If the variable is a vector or matrix instead of an image, enter the name of the data CSV file in each cell. Data CSV files are CSV files that you prepare for each data sample separately from the dataset CSV file. A data CSV file does not have a header and consists only of value cells. The Neural Network Console handles CSV files consisting of multiple rows and multiple columns as arrays with (rows, columns) elements. The actual values need to be processed in advance, so that range of the data is roughly between -1.0 and 1.0.



The number of elements of all arrays must be the same for the same variables contained in a single dataset CSV file. For example, images with different number of color channels, width, and height must not be mixed as images for the same variable x. If they are different, the resolution of all images must be consolidated in advance through preprocessing (e.g., resizing).



You can check whether the dataset you created is in the proper dataset format by loading the dataset on the Neural Network Console’s DATASET tab and clicking Check Consistency on the shortcut menu. For details, see “Checking the consistency of datasets.”



The Neural Network Console loads the data in order, from the beginning of the provided training dataset, and performs parameter optimization based on the mini-batch gradient descent method, which handles data in mini-batches, whose size is specified by Batch Size on the CONFIG tab. Optimally, the data contained in each mini-batch should be full of variations, in order to perform optimization efficiently. Therefore, we recommend that the rows in a dataset CSV file should be shuffled in advance.

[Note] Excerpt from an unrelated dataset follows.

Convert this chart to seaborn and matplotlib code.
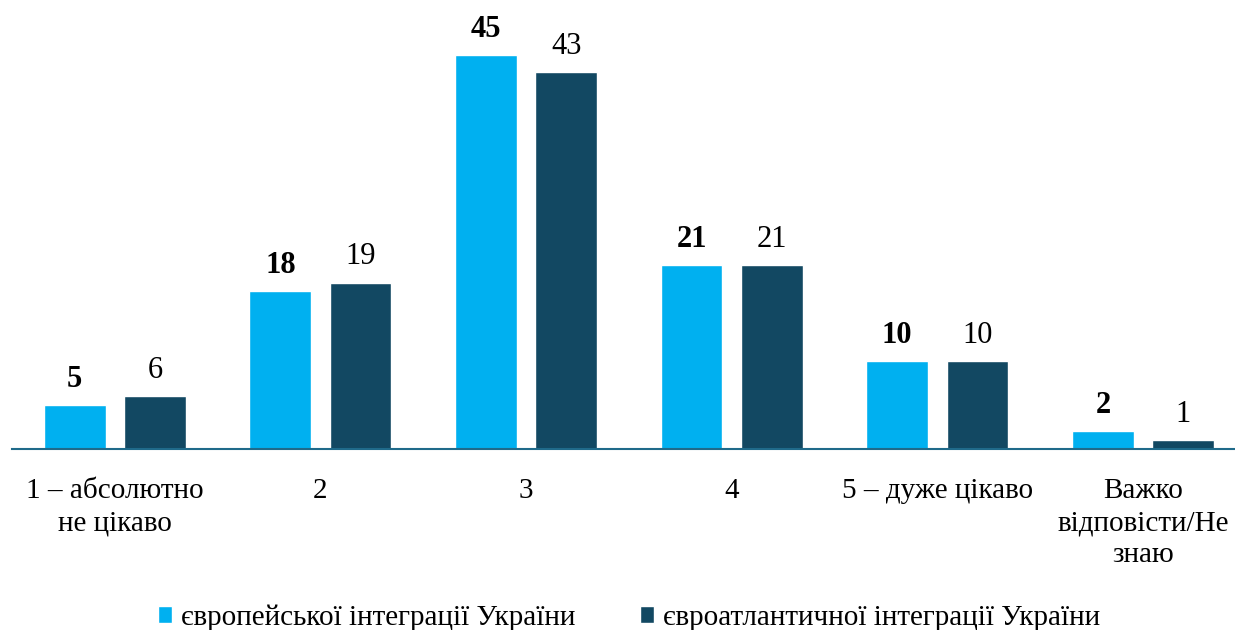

2 Example of an image classification dataset

This section explains the format of datasets for training an image classifier using the MNIST handwritten digit classification sample dataset generated in the following folder as an example.



(* This file is automatically created when any of the sample project files that use the MNIST dataset is loaded. If the file is not available, a sample project such as 01_logistic_regresion is loaded. For details on loading sample projects, see “Tutorial.”)


This dataset consists of monochrome images of digits of size 28 by 28 pixels and label data that indicates which digit each image represents, from 0 to 9.


x:image y:label
./training/5/0.png 5
./training/0/1.png 0
./training/4/2.png 4
./training/1/3.png 1
./training/9/4.png 9
./training/2/5.png 2
./training/1/6.png 1
./training/3/7.png 3
./training/1/8.png 1


In row 1, column 1, x:image indicates that the variable name of column 1 is x and that its label name is image. In row 1, column 2, y:label indicates that the variable name of column 2 is y and that its label name is label.


Each row from the second row indicates a single data sample. Column 1 indicates the image file name (relative path from the CSV file) of input x while column 2 indicates the correct category index. As there are 10 types of digits (0 to 9) for classification in the MNIST dataset, the category indexes take on values 0 to 9, which correspond to the digits “0” to “9.” For example, if the image given in column 1 is the digit “5,” category index 5, which corresponds to the digit “5,” is specified in column 2.


In the MNIST dataset, the image data file indicated by variable x is a monochrome image of 28 by 28 pixels. As such, the array size of x on the Neural Network Console is (1,28,28). As the data indicated by variable y is one-dimensional, the array size of y is (1).